Her world breaks further when she finds out she is pregnant. She dyes her hair, destroys all her makeup, and performs increasingly erotic rituals for old male clients in hotel rooms. Each time, they're more disconnected and sensual. In one solo sequence, she touches herself, a desperate attempt to gain control over her lost body. But soon, she dissociates into a kicking and crying frenzy, reimagining her trauma in her body.
Carly has had it. She tells Ally, but Ally doesn't believe her. Worse, she sides with her husband. It's easier for her to side with her calm and protected life, even if it is alongside a rapist. So she refuses what is right in front of her, followed by gaslighting (both to herself and Carly). However, it is easily the hardest decision Ally has ever made, and she regrets it later.
Amid Carly's breakdowns, she loses the baby. She breaks down, not in sadness but rage, at herself, the world, her body.
With nowhere left to turn, Carly reaches for spiritual and religious meaning. She visits her grandmother's shrine and then speaks to a local priest. But her conversations are combative. She doesn't believe in God, justice, or suffering. The priest suggests 10 days before making irreversible decisions.
Carly marks the 10th day on her calendar, and the countdown begins.
Her grandmother's health, already weak, continues to decline. At her bedside, they discuss womanhood, survival, and the pain passed down generationally. Her grandmother revealed the fighting spirit she once had when she acknowledged her role in the women's liberation. But Carly resents the world for its slow progress.
Afterwards, Carly visits more clients. It becomes a ritual where her body is present but her mind is not.
Her grandmother passed away next, leaving Carly entirely alone. Ally and Carly no longer call, text, or speak. The priest no longer shows. The only thing Carly can do is count down the days until her "deadline".

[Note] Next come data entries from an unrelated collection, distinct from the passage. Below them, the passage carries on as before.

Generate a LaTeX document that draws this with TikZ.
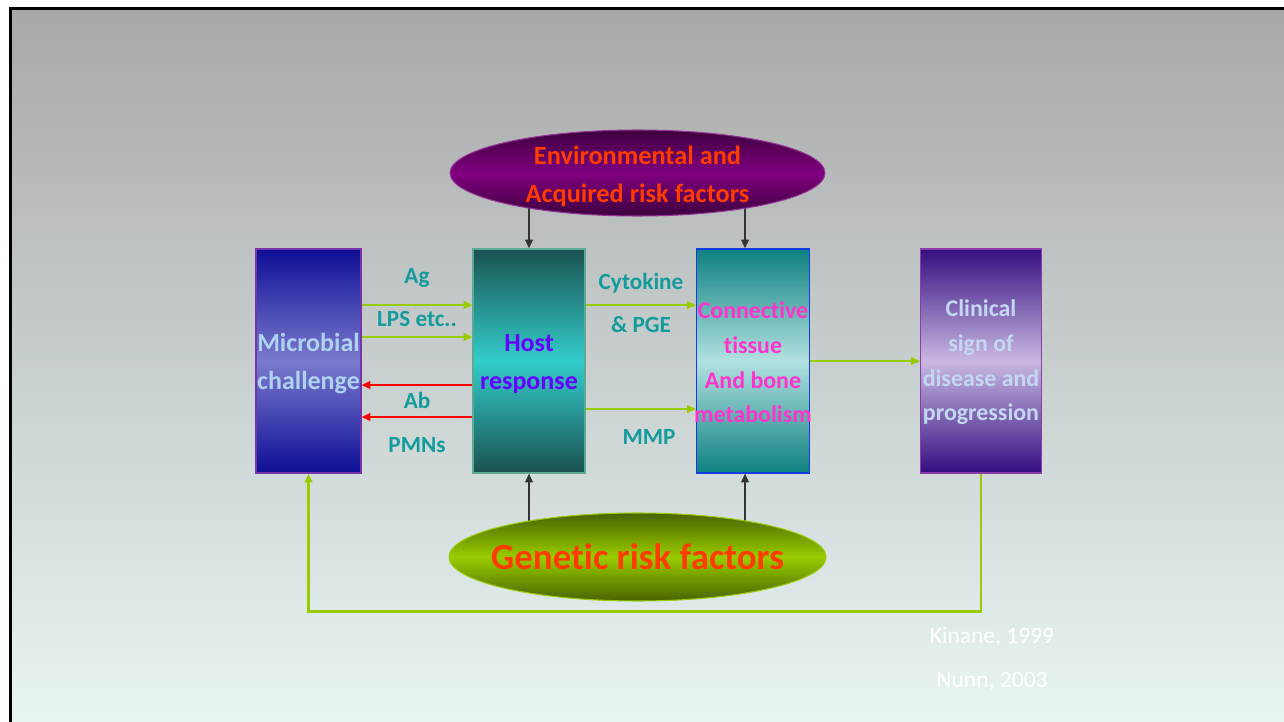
\documentclass[tikz,border=0pt]{standalone}
\usepackage{fontspec}
\setmainfont{Carlito}[Ligatures=NoCommon]
\usetikzlibrary{shapes.geometric,arrows.meta,backgrounds}
\definecolor{slidetop}{RGB}{168,168,168}
\definecolor{slidebot}{RGB}{232,245,245}
\definecolor{cuecol}{RGB}{20,155,155}
\definecolor{riskred}{RGB}{255,60,0}
\definecolor{leafgreen}{RGB}{153,204,0}
\definecolor{microdark}{RGB}{14,14,150}
\definecolor{microlight}{RGB}{122,122,205}
\definecolor{microedge}{RGB}{120,50,170}
\definecolor{microtext}{RGB}{175,210,240}
\definecolor{hostdark}{RGB}{25,82,80}
\definecolor{hostlight}{RGB}{52,204,204}
\definecolor{hostedge}{RGB}{90,170,150}
\definecolor{hosttext}{RGB}{102,0,255}
\definecolor{tissuedark}{RGB}{14,128,128}
\definecolor{tissuelight}{RGB}{178,225,225}
\definecolor{tissueedge}{RGB}{20,60,230}
\definecolor{tissuetext}{RGB}{255,51,204}
\definecolor{signdark}{RGB}{52,14,128}
\definecolor{signlight}{RGB}{200,184,226}
\definecolor{signedge}{RGB}{140,60,170}
\definecolor{signtext}{RGB}{195,216,240}
\definecolor{envdark}{RGB}{62,0,62}
\definecolor{envmid}{RGB}{128,0,128}
\definecolor{envedge}{RGB}{150,50,150}
\definecolor{gendark}{RGB}{72,100,0}
\tikzset{
stage/.style={
	  draw, rectangle, minimum height=4.48cm, inner sep=0pt, line width=0.8pt},
stagetext/.style={
	  align=center, yshift=-0.06cm, font=\fontsize{14.8}{21.7}\selectfont\bfseries},
longtext/.style={
	  stagetext, yshift=0.03cm, font=\fontsize{13.6}{19.7}\selectfont\bfseries},
factor/.style={
	  ellipse, draw, inner sep=0pt, line width=0.6pt},
cue/.style={text=cuecol, font=\fontsize{13.2}{15}\selectfont\bfseries, anchor=base},
flow/.style={-{Triangle[length=5pt,width=4.5pt]}, line width=0.6pt}
}

\begin{document}
\begin{tikzpicture}[x=0.02cm, y=-0.02cm]
	\useasboundingbox (0,0) rectangle (1284,722);
	\node[factor, draw=envedge, top color=envdark, bottom color=envdark, middle color=envmid,
	  minimum width=7.5cm, minimum height=1.72cm,
	  label={[stagetext, text=riskred, font=\fontsize{15}{21.7}\selectfont\bfseries]center:Environmental and\\Acquired risk factors}] (env) at (637.5,173) {};
	\node[factor, draw=leafgreen, top color=gendark, bottom color=gendark, middle color=leafgreen,
	  minimum width=7.54cm, minimum height=1.76cm,
	  label={[text=riskred, font=\fontsize{21}{24}\selectfont\bfseries]center:Genetic risk factors}] (gene) at (637.5,557) {};
	\node[stage, draw=microedge, top color=microdark, bottom color=microdark, middle color=microlight,
	  minimum width=2.1cm, label={[stagetext, text=microtext]center:Microbial\\challenge}] (microbe) at (308.5,361) {};
	\node[stage, draw=hostedge, top color=hostdark, bottom color=hostdark, middle color=hostlight,
	  minimum width=2.24cm, label={[stagetext, text=hosttext]center:Host\\response}] (host) at (529,361) {};
	\node[stage, draw=tissueedge, top color=tissuedark, bottom color=tissuedark, middle color=tissuelight,
	  minimum width=2.26cm, label={[longtext, text=tissuetext]center:Connective\\tissue\\And bone\\metabolism}] (tissue) at (753,361) {};
	\node[stage, draw=signedge, top color=signdark, bottom color=signdark, middle color=signlight,
	  minimum width=2.42cm, label={[longtext, text=signtext]center:Clinical\\sign of\\disease and\\progression}] (sign) at (981,361) {};
	\draw[flow, leafgreen] ([yshift=1.12cm]microbe.east) -- ([yshift=1.12cm]host.west);
	\draw[flow, leafgreen] ([yshift=0.48cm]microbe.east) -- ([yshift=0.48cm]host.west);
	\draw[flow, red] ([yshift=-0.48cm]host.west) -- ([yshift=-0.48cm]microbe.east);
	\draw[flow, red] ([yshift=-1.12cm]host.west) -- ([yshift=-1.12cm]microbe.east);
	\draw[flow, leafgreen] ([yshift=1.12cm]host.east) -- ([yshift=1.12cm]tissue.west);
	\draw[flow, leafgreen] ([yshift=-0.96cm]host.east) -- ([yshift=-0.96cm]tissue.west);
	\draw[flow, leafgreen] (tissue.east) -- (sign.west);
	\draw[flow, leafgreen, line width=1.4pt] (sign.south) -- ++(0,138) -| (microbe.south);
	\node[cue] (ag) at (417,284) {Ag};
	\node[cue] (lps) at (417,327) {LPS etc..};
	\node[cue] (ab) at (417,409) {Ab};
	\node[cue] (pmn) at (417,453) {PMNs};
	\node[cue] (cyto) at (641,290) {Cytokine};
	\node[cue] (pge) at (641,333) {\& PGE};
	\node[cue] (mmp) at (649,445) {MMP};
	\node[text=white, font=\fontsize{13.4}{15}\selectfont, anchor=base] (kinane) at (992,643) {Kinane, 1999};
	\node[text=white, font=\fontsize{13.4}{15}\selectfont, anchor=base] (nunn) at (992,687) {Nunn, 2003};
	\begin{scope}[on background layer]
		\fill[white] (0,0) rectangle (1284,722);
		\shade[top color=slidetop, bottom color=slidebot] (10,8) rectangle (1284,722);
		\draw[line width=1.7pt] (10.5,722) -- (10.5,8.5) -- (1284,8.5);
		\draw[flow, black!80] (host.north |- env.center) -- (host.north);
		\draw[flow, black!80] ([xshift=-0.16cm]tissue.north |- env.center) -- ([xshift=-0.16cm]tissue.north);
		\draw[flow, black!80] (host.south |- gene.center) -- (host.south);
		\draw[flow, black!80] ([xshift=-0.16cm]tissue.south |- gene.center) -- ([xshift=-0.16cm]tissue.south);
	\end{scope}
\end{tikzpicture}
\end{document}
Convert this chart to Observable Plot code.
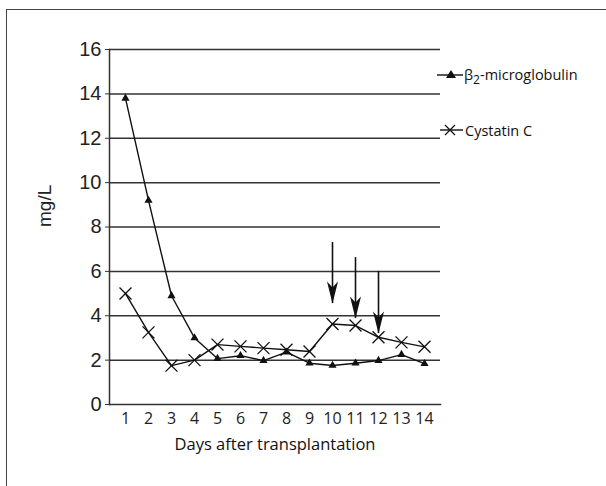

On Day 10, Carly boards a car with one of her regular clients and disappears into the vantage point. Removing all responsibility and choosing an easy life, but not her own. But at the very least, happy, and away from a town that has only traumatised her, that's one version of Carly's ending. But in truth, two exist, resembling her split mind and ultimate decision. A decision ultimately for the audience to consider ("what do I think happened? why? what does that say about me?").
The other ending exists in the bathroom simultaneously with the first. Carly stands alone on top of a chair, a rope above her. At first, her legs struggle, but then they stop.
We never see what happens or which version is real. The ending reinforces the film's emotional idea: "Which reality gets to be believed, and why?"